Forwarding limits in WhatsApp; safety notices in Messenger; reshare friction for dated or sensitive content on Facebook
Many topics rightly invite robust public discourse and debate online. Informative overlays and labels help reduce risks associated with misinformation or potentially sensitive (e.g. graphic) content through annotative UI. In even more nuanced conversations, it can be hard to disentangle facts from opinions, or know when important context is missing. So, we’re also working to understand how we can better highlight reliable information to make comments on Facebook and Instagram posts more helpful and informative for people.
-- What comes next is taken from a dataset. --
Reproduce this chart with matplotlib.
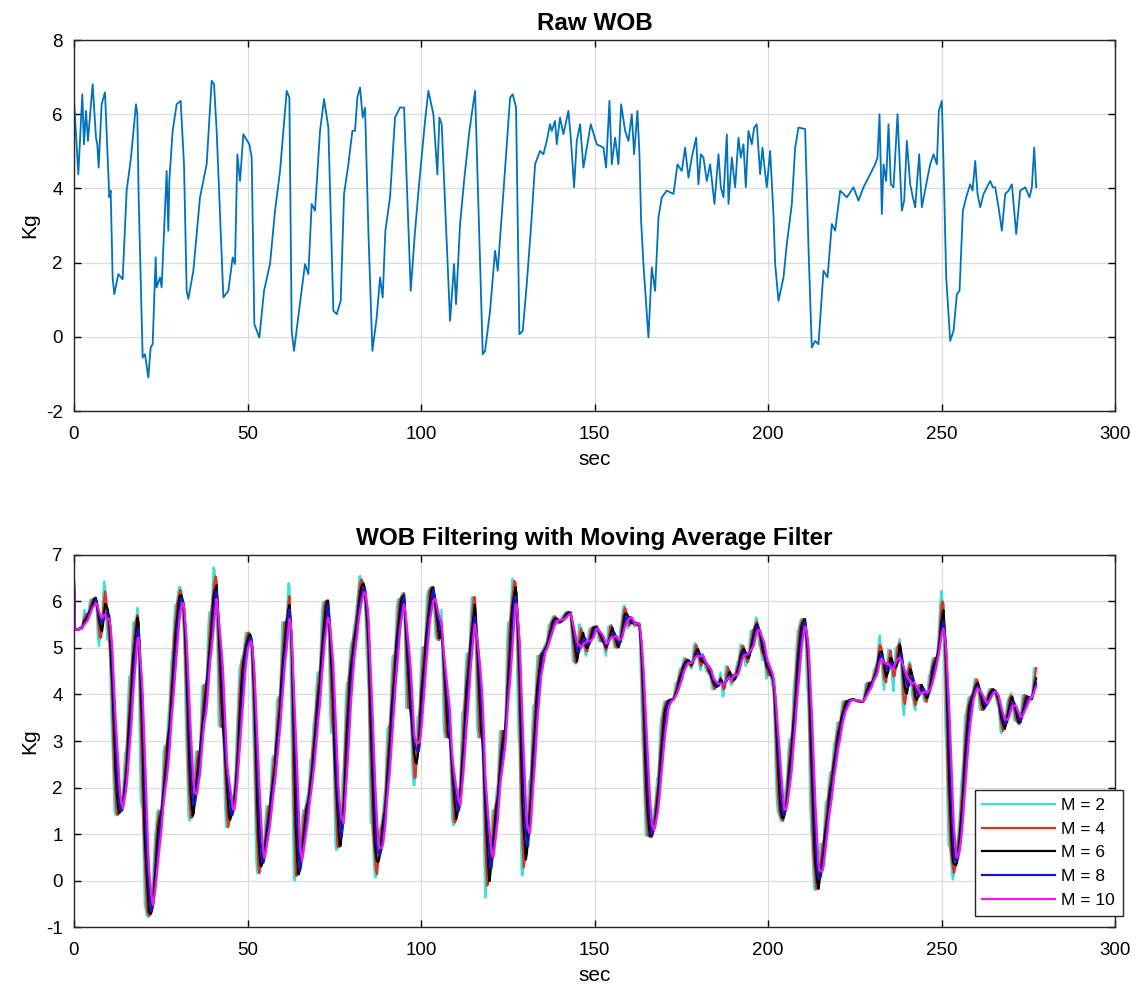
import numpy as np
import matplotlib
matplotlib.use('Agg')
import matplotlib.pyplot as plt

plt.rcParams['font.family'] = ['Liberation Sans', 'DejaVu Sans']
plt.rcParams['axes.unicode_minus'] = False

# raw WOB readings (sec, Kg)
t_raw = [0, 1.25, 2.4, 2.88, 3.46, 4.03, 5.38, 6.34, 6.72, 7.11, 7.97, 8.93, 10.18, 10.57, 11.14, 11.62,
         12.78, 14.02, 15.18, 16.43, 17.87, 18.25, 18.64, 19.79, 20.46, 21.42, 22.09, 22.67, 23.54, 23.82,
         24.78, 25.26, 26.7, 27.19, 27.47, 28.43, 29.59, 30.74, 31.7, 32.47, 32.95, 34.39, 36.31, 38.23,
         39.67, 40.35, 41.11, 43.04, 44.48, 45.72, 46.4, 47.07, 47.84, 48.8, 50.53, 51.2, 51.97, 53.41,
         54.76, 56.48, 57.93, 59.37, 61.29, 62.06, 62.73, 63.4, 64.94, 65.32, 66.57, 67.53, 68.49, 69.45,
         70.89, 72.05, 73.29, 74.73, 75.69, 76.85, 77.81, 79.06, 80.21, 80.98, 81.65, 82.42, 83.19, 83.86,
         84.82, 85.97, 87.22, 88.18, 88.95, 89.72, 91.06, 92.5, 93.94, 95.1, 97.02, 98.27, 99.52, 101.15,
         102.11, 103.55, 104.7, 105.28, 105.95, 108.35, 109.51, 110.08, 111.24, 112.39, 113.93, 115.56,
         117.77, 118.44, 119.88, 121.32, 122.09, 124.3, 125.65, 126.41, 127.37, 128.33, 129.3, 130.45,
         131.6, 132.85, 134.29, 135.25, 136.21, 137.17, 137.65, 138.61, 139.09, 140.05, 141.01, 142.45,
         143.13, 144.09, 144.86, 145.82, 146.78, 147.74, 148.89, 150.62, 152.54, 153.31, 154.27, 154.95,
         155.91, 156.87, 157.64, 158.79, 159.75, 160.71, 161.38, 162.34, 162.92, 163.4, 164.07, 165.51,
         166.47, 167.43, 168.4, 169.36, 170.8, 172.72, 173.87, 175.12, 176.08, 177.04, 178.0, 179.25,
         179.92, 180.6, 181.36, 182.32, 183.28, 184.53, 185.69, 186.36, 187.13, 188.09, 188.57, 189.53,
         190.49, 191.45, 192.12, 192.89, 193.56, 194.33, 195.29, 195.96, 196.73, 197.69, 198.37, 198.85,
         199.61, 200.57, 201.53, 202.02, 202.98, 204.42, 205.38, 206.82, 207.78, 208.74, 210.66, 211.62,
         212.58, 213.54, 214.5, 215.95, 217.1, 218.35, 219.31, 220.75, 222.67, 224.59, 226.03, 227.47,
         229.88, 230.84, 231.51, 232.09, 232.76, 233.24, 234.0, 234.68, 235.35, 236.12, 237.27, 238.04,
         238.52, 239.19, 239.96, 240.92, 241.69, 242.36, 243.52, 244.28, 245.73, 246.69, 247.65, 248.61,
         249.18, 250.04, 250.53, 251.3, 252.45, 253.41, 254.37, 255.14, 256.1, 257.06, 258.21, 258.89,
         259.66, 260.33, 261.1, 262.06, 263.02, 263.98, 264.75, 265.42, 266.38, 267.34, 268.3, 269.26,
         270.22, 271.47, 272.62, 274.06, 275.31, 275.98, 276.65, 277.23]
wob_raw = [6.41, 4.38, 6.54, 5.19, 6.09, 5.28, 6.81, 5.37, 5.19, 4.56, 6.27, 6.59, 3.76, 3.94, 1.60, 1.15,
           1.69, 1.55, 3.94, 4.83, 6.27, 6.00, 3.76, -0.56, -0.47, -1.10, -0.29, -0.20, 2.14, 1.33,
           1.60, 1.33, 4.47, 2.86, 4.20, 5.55, 6.27, 6.36, 4.65, 1.24, 1.02, 1.78, 3.76, 4.65,
           6.90, 6.81, 5.55, 1.06, 1.24, 2.14, 1.96, 4.92, 4.20, 5.46, 5.19, 4.83, 0.34, -0.02,
           1.24, 1.96, 3.40, 4.47, 6.63, 6.45, 0.16, -0.38, 0.79, 1.06, 1.96, 1.69, 3.58, 3.40,
           5.55, 6.41, 5.64, 0.70, 0.61, 0.97, 3.85, 4.65, 5.55, 5.55, 6.45, 6.72, 5.91, 6.18,
           2.86, -0.38, 0.52, 1.60, 1.06, 2.86, 3.76, 5.91, 6.18, 6.18, 1.24, 2.86, 4.20, 5.82,
           6.63, 6.00, 4.38, 5.91, 5.73, 0.43, 1.96, 0.88, 3.04, 4.20, 5.55, 6.63,
           -0.47, -0.38, 0.70, 2.32, 1.78, 4.65, 6.45, 6.54, 6.18, 0.07, 0.16, 1.42,
           2.86, 4.65, 5.01, 4.92, 5.28, 5.73, 5.55, 5.82, 5.19, 5.91, 5.46, 6.09,
           5.37, 4.03, 5.28, 5.73, 4.56, 5.10, 5.73, 5.19, 5.10, 4.56, 6.36, 4.65,
           5.37, 4.65, 6.27, 5.55, 5.28, 6.00, 4.92, 6.09, 4.92, 3.13, 1.96, -0.02,
           1.87, 1.24, 3.22, 3.76, 3.94, 3.85, 4.65, 4.47, 5.10, 4.29, 4.83, 5.37,
           4.11, 4.92, 4.83, 4.20, 4.65, 3.58, 4.92, 4.03, 3.76, 5.46, 3.58, 4.83,
           4.03, 5.37, 4.83, 5.19, 4.03, 5.55, 5.19, 5.64, 5.73, 4.38, 5.10, 4.65,
           4.03, 5.01, 3.31, 1.96, 0.97, 1.60, 2.50, 3.58, 5.10, 5.64, 5.60, 2.41,
           -0.29, -0.11, -0.20, 1.78, 1.60, 3.04, 2.86, 3.94, 3.76, 4.03, 3.67, 4.03,
           4.47, 4.65, 4.83, 6.00, 3.31, 4.65, 4.20, 5.73, 4.11, 4.03, 6.00, 4.38,
           3.40, 3.67, 5.28, 4.11, 3.76, 3.49, 4.92, 3.49, 4.20, 4.65, 4.92, 4.65,
           6.09, 6.36, 4.65, 1.60, -0.11, 0.16, 1.15, 1.24, 3.40, 3.76, 4.11, 3.94,
           4.74, 3.85, 3.49, 3.85, 4.03, 4.20, 4.03, 4.03, 3.49, 2.86, 3.85, 3.94,
           4.11, 2.77, 3.94, 4.03, 3.76, 4.03, 5.10, 4.03]

window_sizes = [2, 4, 6, 8, 10]
ma_colors = ['#3ee0da', '#e0321e', 'black', '#1414c8', '#e81ee8']
sample_dt = 0.3  # sec per sample


def moving_average(t, v, m, dt):
    # trailing average of the raw signal over m samples
    t = np.asarray(t, float)
    v = np.asarray(v, float)
    area = np.concatenate([[0.0], np.cumsum(np.diff(t) * (v[1:] + v[:-1]) / 2)])
    ts = np.arange(t[0], t[-1] + 1e-9, dt)
    start = np.maximum(ts - m * dt, t[0])
    out = np.empty_like(ts)
    span = ts - start
    ok = span > 0
    out[ok] = (np.interp(ts[ok], t, area) - np.interp(start[ok], t, area)) / span[ok]
    out[~ok] = np.interp(ts[~ok], t, v)
    return ts, out


def style_axes(ax):
    ax.grid(True, color='#dcdcdc', linewidth=0.9)
    ax.set_axisbelow(True)
    ax.tick_params(direction='in', top=True, right=True, labelsize=13.5, length=5, width=1.0)
    ax.tick_params(axis='x', pad=11)
    ax.tick_params(axis='y', pad=8)
    for s in ax.spines.values():
        s.set_linewidth(1.0)
        s.set_color('#262626')
    ax.set_xlim(0, 300)
    ax.set_xticks(range(0, 301, 50))
    ax.set_xlabel('sec', fontsize=15, labelpad=5)
    ax.set_ylabel('Kg', fontsize=15, labelpad=5)


fig = plt.figure(figsize=(11.38, 9.88), dpi=100)
ax1 = fig.add_axes([0.065, 0.584, 0.915, 0.3755])
ax2 = fig.add_axes([0.065, 0.0617, 0.915, 0.3766])

ax1.plot(t_raw, wob_raw, color='#0072BD', linewidth=1.3)
style_axes(ax1)
ax1.set_ylim(-2, 8)
ax1.set_yticks(range(-2, 9, 2))
ax1.set_title('Raw WOB', fontsize=17.5, fontweight='bold', pad=7)

for m, c in zip(window_sizes, ma_colors):
    ts, ma = moving_average(t_raw, wob_raw, m, sample_dt)
    ax2.plot(ts, ma, color=c, linewidth=1.6, label='M = %d' % m)
style_axes(ax2)
ax2.set_ylim(-1, 7)
ax2.set_yticks(range(-1, 8))
ax2.set_title('WOB Filtering with Moving Average Filter', fontsize=17.5, fontweight='bold', pad=7)
leg = ax2.legend(loc='lower right', bbox_to_anchor=(0.9868, 0.0729), bbox_transform=fig.transFigure,
                 fontsize=12.5, fancybox=False, framealpha=1, edgecolor='#262626',
                 handlelength=4.2, handletextpad=0.35, borderaxespad=0, borderpad=0.45,
                 labelspacing=0.5)
leg.get_frame().set_linewidth(1.0)

fig.savefig('out.png', dpi=100)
Informative overlays, labels, and highlighted comments on Instagram and Facebook
By helping people understand that there are rules and norms for expression and interaction with others, our platforms can foster more positive community experiences. These can be organic and user-driven. For example, on Instagram, pinnable comments allow account owners to set a more constructive or uplifting tone for larger threads. Proactive nudges — reminders that appear in the user interface, e.g. when someone composes a comment — are a slightly more assertive direction. These encourage people to pause and consider the appropriateness or accuracy of comments before they hit send or post. On Facebook Groups, we’ve been beta testing norm-setting experiences such as new member greetings that include house rules, and community awards that focus on uplifting, positive contributions.
Positive nudges on Instagram; community norm setting in Facebook Groups
Most integrity-related decisions involve equities that have hard tradeoffs or competing interests. We must work to promote safety in our products, while also protecting voice, due process, privacy, and accountability.
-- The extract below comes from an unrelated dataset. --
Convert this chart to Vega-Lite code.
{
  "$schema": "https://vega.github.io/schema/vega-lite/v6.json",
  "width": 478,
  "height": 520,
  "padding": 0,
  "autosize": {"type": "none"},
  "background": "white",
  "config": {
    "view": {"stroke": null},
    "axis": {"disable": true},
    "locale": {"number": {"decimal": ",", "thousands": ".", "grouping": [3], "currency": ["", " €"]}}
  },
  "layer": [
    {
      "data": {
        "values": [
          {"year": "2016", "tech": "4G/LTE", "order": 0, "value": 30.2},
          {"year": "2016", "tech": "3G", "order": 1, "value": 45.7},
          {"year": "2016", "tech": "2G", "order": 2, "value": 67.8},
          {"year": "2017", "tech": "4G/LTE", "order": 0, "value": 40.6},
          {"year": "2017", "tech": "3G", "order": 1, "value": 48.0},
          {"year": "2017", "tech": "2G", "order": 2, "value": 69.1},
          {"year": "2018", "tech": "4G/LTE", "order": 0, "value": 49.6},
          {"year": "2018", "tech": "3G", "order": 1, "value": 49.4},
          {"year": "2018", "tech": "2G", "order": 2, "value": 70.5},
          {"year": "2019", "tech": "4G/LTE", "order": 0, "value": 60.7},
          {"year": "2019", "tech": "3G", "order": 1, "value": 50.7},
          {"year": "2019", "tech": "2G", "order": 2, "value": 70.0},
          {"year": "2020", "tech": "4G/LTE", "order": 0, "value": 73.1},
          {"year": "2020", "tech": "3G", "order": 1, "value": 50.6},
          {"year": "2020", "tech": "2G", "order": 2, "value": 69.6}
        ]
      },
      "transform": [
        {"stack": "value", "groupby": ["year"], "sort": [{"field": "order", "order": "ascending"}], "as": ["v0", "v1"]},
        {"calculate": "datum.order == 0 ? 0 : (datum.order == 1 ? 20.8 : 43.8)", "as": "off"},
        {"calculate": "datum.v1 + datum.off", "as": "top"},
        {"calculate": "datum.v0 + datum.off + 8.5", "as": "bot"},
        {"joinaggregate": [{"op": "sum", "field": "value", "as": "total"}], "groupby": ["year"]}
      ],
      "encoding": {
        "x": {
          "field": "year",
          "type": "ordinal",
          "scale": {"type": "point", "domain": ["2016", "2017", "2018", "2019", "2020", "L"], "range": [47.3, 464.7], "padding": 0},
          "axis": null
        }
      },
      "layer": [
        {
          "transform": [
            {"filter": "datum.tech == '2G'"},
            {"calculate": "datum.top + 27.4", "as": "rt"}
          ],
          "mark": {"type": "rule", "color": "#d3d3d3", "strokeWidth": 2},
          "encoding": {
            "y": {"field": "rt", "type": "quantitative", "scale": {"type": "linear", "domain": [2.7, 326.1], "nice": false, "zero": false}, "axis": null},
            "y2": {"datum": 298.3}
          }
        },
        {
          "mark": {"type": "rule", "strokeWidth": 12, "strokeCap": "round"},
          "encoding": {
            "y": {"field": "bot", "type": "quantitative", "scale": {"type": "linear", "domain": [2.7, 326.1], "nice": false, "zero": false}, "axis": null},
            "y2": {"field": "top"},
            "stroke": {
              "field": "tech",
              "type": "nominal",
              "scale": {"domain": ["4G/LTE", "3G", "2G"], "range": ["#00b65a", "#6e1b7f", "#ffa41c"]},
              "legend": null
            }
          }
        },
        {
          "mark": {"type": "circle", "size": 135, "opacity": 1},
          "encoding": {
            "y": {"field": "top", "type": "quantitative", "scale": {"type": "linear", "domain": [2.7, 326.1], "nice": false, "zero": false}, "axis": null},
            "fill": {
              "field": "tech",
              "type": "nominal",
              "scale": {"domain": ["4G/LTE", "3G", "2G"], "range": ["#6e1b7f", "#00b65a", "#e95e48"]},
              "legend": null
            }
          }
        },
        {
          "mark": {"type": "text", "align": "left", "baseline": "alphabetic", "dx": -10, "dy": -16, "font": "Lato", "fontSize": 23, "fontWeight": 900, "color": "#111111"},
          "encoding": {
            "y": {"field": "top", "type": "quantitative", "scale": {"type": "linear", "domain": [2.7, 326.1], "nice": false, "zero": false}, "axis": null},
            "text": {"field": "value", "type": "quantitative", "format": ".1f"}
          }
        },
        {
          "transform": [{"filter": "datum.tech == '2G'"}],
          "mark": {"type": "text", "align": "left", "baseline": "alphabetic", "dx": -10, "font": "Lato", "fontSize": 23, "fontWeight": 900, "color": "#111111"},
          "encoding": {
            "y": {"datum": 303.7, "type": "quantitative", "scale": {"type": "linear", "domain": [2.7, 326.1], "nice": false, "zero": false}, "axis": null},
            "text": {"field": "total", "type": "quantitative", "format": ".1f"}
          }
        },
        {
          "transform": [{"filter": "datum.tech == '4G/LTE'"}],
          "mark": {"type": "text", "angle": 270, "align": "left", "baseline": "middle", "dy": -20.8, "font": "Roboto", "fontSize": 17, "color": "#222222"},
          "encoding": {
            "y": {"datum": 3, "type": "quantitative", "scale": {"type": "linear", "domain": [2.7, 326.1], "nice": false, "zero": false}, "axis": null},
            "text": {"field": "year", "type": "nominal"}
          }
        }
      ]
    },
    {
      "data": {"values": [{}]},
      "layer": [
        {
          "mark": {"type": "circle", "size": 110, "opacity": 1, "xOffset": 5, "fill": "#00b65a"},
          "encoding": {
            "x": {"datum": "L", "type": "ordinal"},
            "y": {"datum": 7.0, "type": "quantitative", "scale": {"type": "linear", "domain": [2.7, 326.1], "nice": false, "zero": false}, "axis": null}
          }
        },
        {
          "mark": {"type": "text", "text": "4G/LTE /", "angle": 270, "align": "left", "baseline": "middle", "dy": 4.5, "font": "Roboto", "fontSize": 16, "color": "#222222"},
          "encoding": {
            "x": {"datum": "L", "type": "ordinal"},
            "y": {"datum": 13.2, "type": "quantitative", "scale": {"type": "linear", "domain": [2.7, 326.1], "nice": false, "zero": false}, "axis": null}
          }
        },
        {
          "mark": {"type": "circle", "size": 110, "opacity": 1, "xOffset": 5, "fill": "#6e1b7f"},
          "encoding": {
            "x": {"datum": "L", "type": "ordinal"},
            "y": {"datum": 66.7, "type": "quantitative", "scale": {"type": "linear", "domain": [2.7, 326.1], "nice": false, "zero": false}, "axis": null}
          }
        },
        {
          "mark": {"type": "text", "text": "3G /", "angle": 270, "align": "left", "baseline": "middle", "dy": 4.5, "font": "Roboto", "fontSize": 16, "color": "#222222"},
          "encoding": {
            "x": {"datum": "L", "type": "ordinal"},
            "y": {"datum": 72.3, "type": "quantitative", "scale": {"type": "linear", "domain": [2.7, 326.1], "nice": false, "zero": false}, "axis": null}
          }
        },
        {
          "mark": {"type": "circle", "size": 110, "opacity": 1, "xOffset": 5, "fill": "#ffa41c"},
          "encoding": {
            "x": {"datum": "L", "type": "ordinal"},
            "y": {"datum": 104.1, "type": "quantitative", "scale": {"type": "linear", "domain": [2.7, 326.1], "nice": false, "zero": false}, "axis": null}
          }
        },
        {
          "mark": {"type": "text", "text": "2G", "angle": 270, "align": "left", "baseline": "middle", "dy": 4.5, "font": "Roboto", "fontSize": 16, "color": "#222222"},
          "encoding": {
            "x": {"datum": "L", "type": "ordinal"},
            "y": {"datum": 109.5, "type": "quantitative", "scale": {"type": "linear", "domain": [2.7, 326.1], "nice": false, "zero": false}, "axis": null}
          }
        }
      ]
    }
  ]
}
It’s important to respect and find creative ways to balance these considerations. For example, from co-design (e.g. with civil society organizations) and community feedback, we’ve learned that sweeping enforcement can sometimes disproportionately impact vulnerable populations, including people who seek to raise awareness about legitimate but sensitive or even safety-related issues.
Design has an important role to play in bringing greater equity, accuracy, proportionality, and procedural fairness to our enforcement systems. For example:
In order to help increase the precision of the type of content we demote, especially in instances where automatic detection might have lower confidence, we can leverage input from the community. Reporting is one important mechanism for this, but to get even more signal we introduced the ability to hide posts right at the top-level of News Feed. Lightweight feedback like this creates an entrypoint to surface more user controls.
Negative feedback and reporting flows on Facebook
We’ve come to understand that the experiences around our enforcement process are often just as important, if not more so, than any action we might take. People need to know what the rules and penalties are, be understood and heard as individuals, and have meaningful pathways to appeal. Experiences like Account Status strive to address these needs and empower the community at large: Beyond basic transparency and appeals, we’ve been working on more ways for people to influence policy formation and enforcement product development — e.g. via the Oversight Board, which deliberates openly, makes binding final-word decisions on content, and issues recommendations on our policies and our processes we must publicly respond to.
Account Status flows on Facebook
Working on safety and integrity issues is hard and humbling, but we truly believe design can have a big impact. We hope these patterns to prevent, reduce, and responsibly enforce on integrity risks help illustrate areas of both progress and opportunity.
This is by no means an exhaustive toolkit or taxonomy; in fact, you’ve probably noticed that many of the elements and intents mesh together across product examples. As we continue to pursue progress on the most challenging issues facing the internet and society at large, we know we must proceed with care and work together with the broader design community to chart meaningful pathways forward.